I'd like to return to college, which I had to leave due to money constraints, but now I'm preparing myself for real analysis. In my exercise book, there is a problem for showing an inequality:

$\forall x,x_1,...,x_n \in \mathbb{R}; n \in \mathbb{N}: |x+x_1+...+x_n| \geq |x|-(|x_1|+...+|x_n|)$

I have spent yesterday's evening, trying to somehow come up with an elegant solution, using the following inequalities I know to be true: $-|x|\leq x \leq |x|$; $|x+y| \leq |x| + |y|$; $|x-y| \geq ||x|-|y||$.

My latest strategy has been to show that $|x|-|x_1|\leq |x-x_1|$ and subsequently $|x-x_1| \leq |x+x_1|$, the following $x_2, ..., x_n$ would then be easy to prove. However, the second inequality doesn't even hold and I'm stuck.

Answer 1

Hint. If $y = x_1+x_2+\dots+x_n$, we have $$|x+y| \geqslant |x| - |y|$$ $$|x_1|+|x_2|+\dots+|x_n| \geqslant |y|$$ both by triangle inequality.

Answer 2

You go by induction. First prove that for $x,x_1$ it holds $|x+x_1| \geq |x|- |x_1|$, and this is simply the triangle inequality (or reversed triangle inequality if you like). Then consider $x, x_1, \dots,x_n, x_{n+1}$ assuming you have the thesis for $n$ numbers instead of $n+1$.

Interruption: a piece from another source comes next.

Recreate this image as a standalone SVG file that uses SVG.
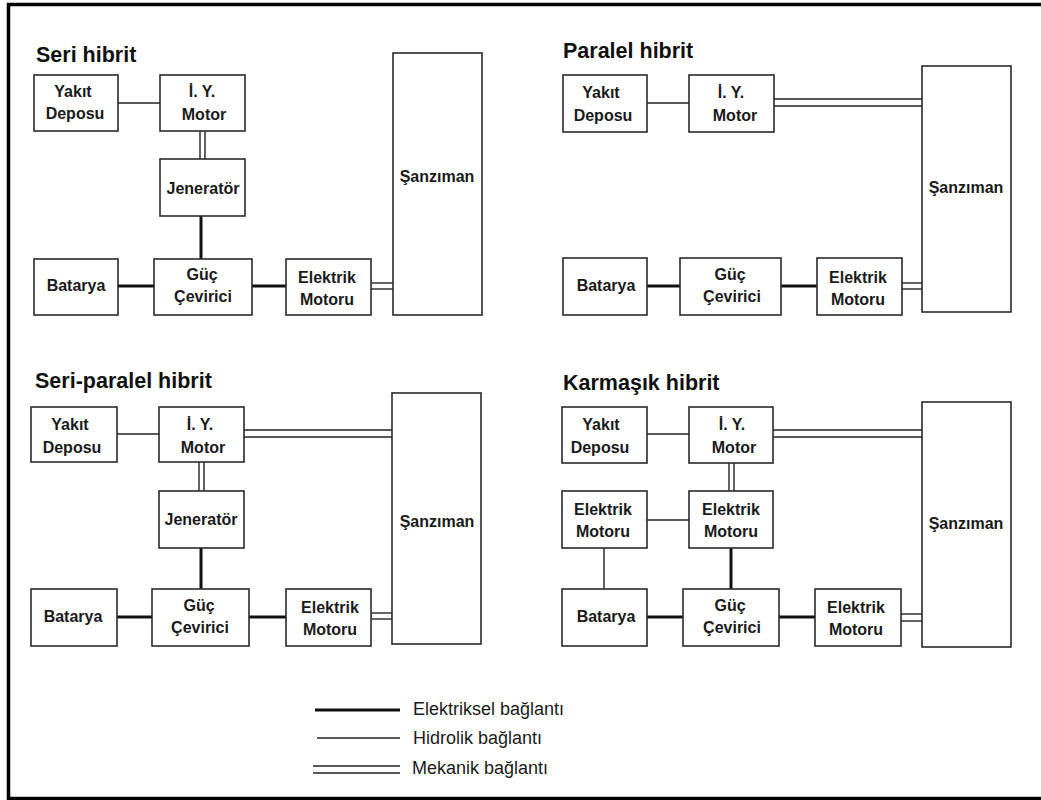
<svg xmlns="http://www.w3.org/2000/svg" width="1041" height="800" viewBox="0 0 1041 800">
  <style>
    .box { fill: #fff; stroke: #2a2a2a; stroke-width: 1.6; }
    .lbl { font-family: "Liberation Sans", Arial, sans-serif; font-weight: bold; font-size: 16px; fill: #1a1a1a; text-anchor: middle; }
    .ttl { font-family: "Liberation Sans", Arial, sans-serif; font-weight: bold; font-size: 21.5px; fill: #111; }
    .leg { font-family: "Liberation Sans", Arial, sans-serif; font-size: 18px; fill: #1a1a1a; }
    .hyd { stroke: #222; stroke-width: 1.4; fill: none; }
    .ele { stroke: #111; stroke-width: 3; fill: none; }
    .mek { stroke: #222; stroke-width: 1.4; fill: none; }
  </style>

  <rect x="0" y="0" width="1041" height="800" fill="#fff"/>
  <!-- outer frame -->
  <rect x="8.5" y="4.5" width="1040" height="794" fill="none" stroke="#000" stroke-width="3.5"/>

  <!-- ===== Seri hibrit ===== -->
  <text class="ttl" x="36" y="62">Seri hibrit</text>
  <g id="connectors-seri">
    <line class="hyd" x1="118" y1="103" x2="160" y2="103"/>
    <line class="mek" x1="200" y1="131" x2="200" y2="159"/>
    <line class="mek" x1="205" y1="131" x2="205" y2="159"/>
    <line class="ele" x1="201" y1="216" x2="201" y2="259"/>
    <line class="ele" x1="118" y1="286" x2="154" y2="286"/>
    <line class="ele" x1="252" y1="286" x2="286" y2="286"/>
    <line class="mek" x1="371" y1="283" x2="393" y2="283"/>
    <line class="mek" x1="371" y1="289" x2="393" y2="289"/>
  </g>
  <g id="s-yakit"><rect class="box" x="34" y="75" width="84" height="56"/><text class="lbl" x="73" y="97">Yakıt</text><text class="lbl" x="75" y="119">Deposu</text></g>
  <g id="s-iy"><rect class="box" x="160" y="75" width="85" height="56"/><text class="lbl" x="202" y="97">İ. Y.</text><text class="lbl" x="204" y="120">Motor</text></g>
  <g id="s-jen"><rect class="box" x="160" y="159" width="85" height="57"/><text class="lbl" x="203" y="194">Jeneratör</text></g>
  <g id="s-bat"><rect class="box" x="34" y="259" width="84" height="56"/><text class="lbl" x="76" y="291">Batarya</text></g>
  <g id="s-guc"><rect class="box" x="154" y="259" width="98" height="56"/><text class="lbl" x="202" y="280">Güç</text><text class="lbl" x="203" y="302">Çevirici</text></g>
  <g id="s-elek"><rect class="box" x="286" y="259" width="85" height="56"/><text class="lbl" x="327" y="283">Elektrik</text><text class="lbl" x="327" y="305">Motoru</text></g>
  <g id="s-sanz"><rect class="box" x="393" y="53" width="89" height="262"/><text class="lbl" x="437" y="182">Şanzıman</text></g>

  <!-- ===== Paralel hibrit ===== -->
  <text class="ttl" x="563" y="58">Paralel hibrit</text>
  <g id="connectors-paralel">
    <line class="hyd" x1="647" y1="103" x2="689" y2="103"/>
    <line class="mek" x1="774" y1="99" x2="922" y2="99"/>
    <line class="mek" x1="774" y1="106" x2="922" y2="106"/>
    <line class="ele" x1="647" y1="286" x2="680" y2="286"/>
    <line class="ele" x1="781" y1="286" x2="817" y2="286"/>
    <line class="mek" x1="902" y1="283" x2="922" y2="283"/>
    <line class="mek" x1="902" y1="289" x2="922" y2="289"/>
  </g>
  <g id="p-yakit"><rect class="box" x="563" y="75" width="84" height="57"/><text class="lbl" x="601" y="98">Yakıt</text><text class="lbl" x="603" y="121">Deposu</text></g>
  <g id="p-iy"><rect class="box" x="689" y="75" width="85" height="57"/><text class="lbl" x="731" y="98">İ. Y.</text><text class="lbl" x="735" y="121">Motor</text></g>
  <g id="p-bat"><rect class="box" x="563" y="258" width="84" height="57"/><text class="lbl" x="606" y="291">Batarya</text></g>
  <g id="p-guc"><rect class="box" x="680" y="258" width="101" height="57"/><text class="lbl" x="730" y="280">Güç</text><text class="lbl" x="732" y="302">Çevirici</text></g>
  <g id="p-elek"><rect class="box" x="817" y="258" width="85" height="57"/><text class="lbl" x="858" y="283">Elektrik</text><text class="lbl" x="858" y="305">Motoru</text></g>
  <g id="p-sanz"><rect class="box" x="922" y="66" width="89" height="246"/><text class="lbl" x="966" y="193">Şanzıman</text></g>

  <!-- ===== Seri-paralel hibrit ===== -->
  <text class="ttl" x="35" y="388">Seri-paralel hibrit</text>
  <g id="connectors-seriparalel">
    <line class="hyd" x1="117" y1="434" x2="159" y2="434"/>
    <line class="mek" x1="244" y1="430" x2="392" y2="430"/>
    <line class="mek" x1="244" y1="437" x2="392" y2="437"/>
    <line class="mek" x1="199" y1="462" x2="199" y2="491"/>
    <line class="mek" x1="204" y1="462" x2="204" y2="491"/>
    <line class="ele" x1="201" y1="548" x2="201" y2="589"/>
    <line class="ele" x1="117" y1="617" x2="152" y2="617"/>
    <line class="ele" x1="249" y1="617" x2="286" y2="617"/>
    <line class="mek" x1="371" y1="613" x2="392" y2="613"/>
    <line class="mek" x1="371" y1="619" x2="392" y2="619"/>
  </g>
  <g id="sp-yakit"><rect class="box" x="31" y="407" width="86" height="55"/><text class="lbl" x="70" y="430">Yakıt</text><text class="lbl" x="72" y="453">Deposu</text></g>
  <g id="sp-iy"><rect class="box" x="159" y="407" width="85" height="55"/><text class="lbl" x="200" y="430">İ. Y.</text><text class="lbl" x="203" y="453">Motor</text></g>
  <g id="sp-jen"><rect class="box" x="159" y="491" width="85" height="57"/><text class="lbl" x="201" y="525">Jeneratör</text></g>
  <g id="sp-bat"><rect class="box" x="31" y="589" width="86" height="57"/><text class="lbl" x="73" y="622">Batarya</text></g>
  <g id="sp-guc"><rect class="box" x="152" y="589" width="97" height="57"/><text class="lbl" x="199" y="611">Güç</text><text class="lbl" x="200" y="633">Çevirici</text></g>
  <g id="sp-elek"><rect class="box" x="286" y="589" width="85" height="57"/><text class="lbl" x="330" y="613">Elektrik</text><text class="lbl" x="330" y="635">Motoru</text></g>
  <g id="sp-sanz"><rect class="box" x="392" y="393" width="89" height="251"/><text class="lbl" x="437" y="527">Şanzıman</text></g>

  <!-- ===== Karmaşık hibrit ===== -->
  <text class="ttl" x="563" y="390">Karmaşık hibrit</text>
  <g id="connectors-karmasik">
    <line class="hyd" x1="647" y1="434" x2="689" y2="434"/>
    <line class="mek" x1="773" y1="430" x2="922" y2="430"/>
    <line class="mek" x1="773" y1="437" x2="922" y2="437"/>
    <line class="mek" x1="729" y1="463" x2="729" y2="491"/>
    <line class="mek" x1="734" y1="463" x2="734" y2="491"/>
    <line class="hyd" x1="647" y1="520" x2="689" y2="520"/>
    <line class="hyd" x1="604" y1="548" x2="604" y2="589"/>
    <line class="ele" x1="731" y1="548" x2="731" y2="589"/>
    <line class="ele" x1="647" y1="617" x2="683" y2="617"/>
    <line class="ele" x1="779" y1="617" x2="815" y2="617"/>
    <line class="mek" x1="901" y1="614" x2="922" y2="614"/>
    <line class="mek" x1="901" y1="621" x2="922" y2="621"/>
  </g>
  <g id="k-yakit"><rect class="box" x="562" y="407" width="85" height="56"/><text class="lbl" x="601" y="430">Yakıt</text><text class="lbl" x="600" y="453">Deposu</text></g>
  <g id="k-iy"><rect class="box" x="689" y="407" width="84" height="56"/><text class="lbl" x="732" y="430">İ. Y.</text><text class="lbl" x="734" y="453">Motor</text></g>
  <g id="k-elek1"><rect class="box" x="562" y="491" width="85" height="57"/><text class="lbl" x="603" y="515">Elektrik</text><text class="lbl" x="603" y="537">Motoru</text></g>
  <g id="k-elek2"><rect class="box" x="689" y="491" width="84" height="57"/><text class="lbl" x="731" y="515">Elektrik</text><text class="lbl" x="731" y="537">Motoru</text></g>
  <g id="k-bat"><rect class="box" x="562" y="589" width="85" height="57"/><text class="lbl" x="606" y="622">Batarya</text></g>
  <g id="k-guc"><rect class="box" x="683" y="589" width="96" height="57"/><text class="lbl" x="730" y="611">Güç</text><text class="lbl" x="732" y="633">Çevirici</text></g>
  <g id="k-elek3"><rect class="box" x="815" y="589" width="86" height="57"/><text class="lbl" x="856" y="613">Elektrik</text><text class="lbl" x="856" y="635">Motoru</text></g>
  <g id="k-sanz"><rect class="box" x="922" y="402" width="89" height="245"/><text class="lbl" x="966" y="529">Şanzıman</text></g>

  <!-- ===== Legend ===== -->
  <g id="legend">
    <line class="ele" x1="315" y1="710" x2="400" y2="710"/>
    <text class="leg" x="413" y="715">Elektriksel bağlantı</text>
    <line class="hyd" x1="317" y1="738" x2="400" y2="738"/>
    <text class="leg" x="413" y="744">Hidrolik bağlantı</text>
    <line class="mek" x1="313" y1="766" x2="400" y2="766"/>
    <line class="mek" x1="313" y1="773" x2="400" y2="773"/>
    <text class="leg" x="412" y="774">Mekanik bağlantı</text>
  </g>
</svg>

Consider $x, x_1, \dots, x_{n}+x_{n+1}$. Now apply the inductive hypothesis to get

$$ |x+x_1 + x_2 + \dots x_{n+1}| \geq |x|- (|x_1| + \dots + |x_n + x_{n+1}|) \geq\\ \geq |x|- (|x_1| + \dots + |x_n| + |x_{n+1}|)$$

by the triangle inequality applied to $|x_n + x_{n+1}|$.

Good luck with your comeback!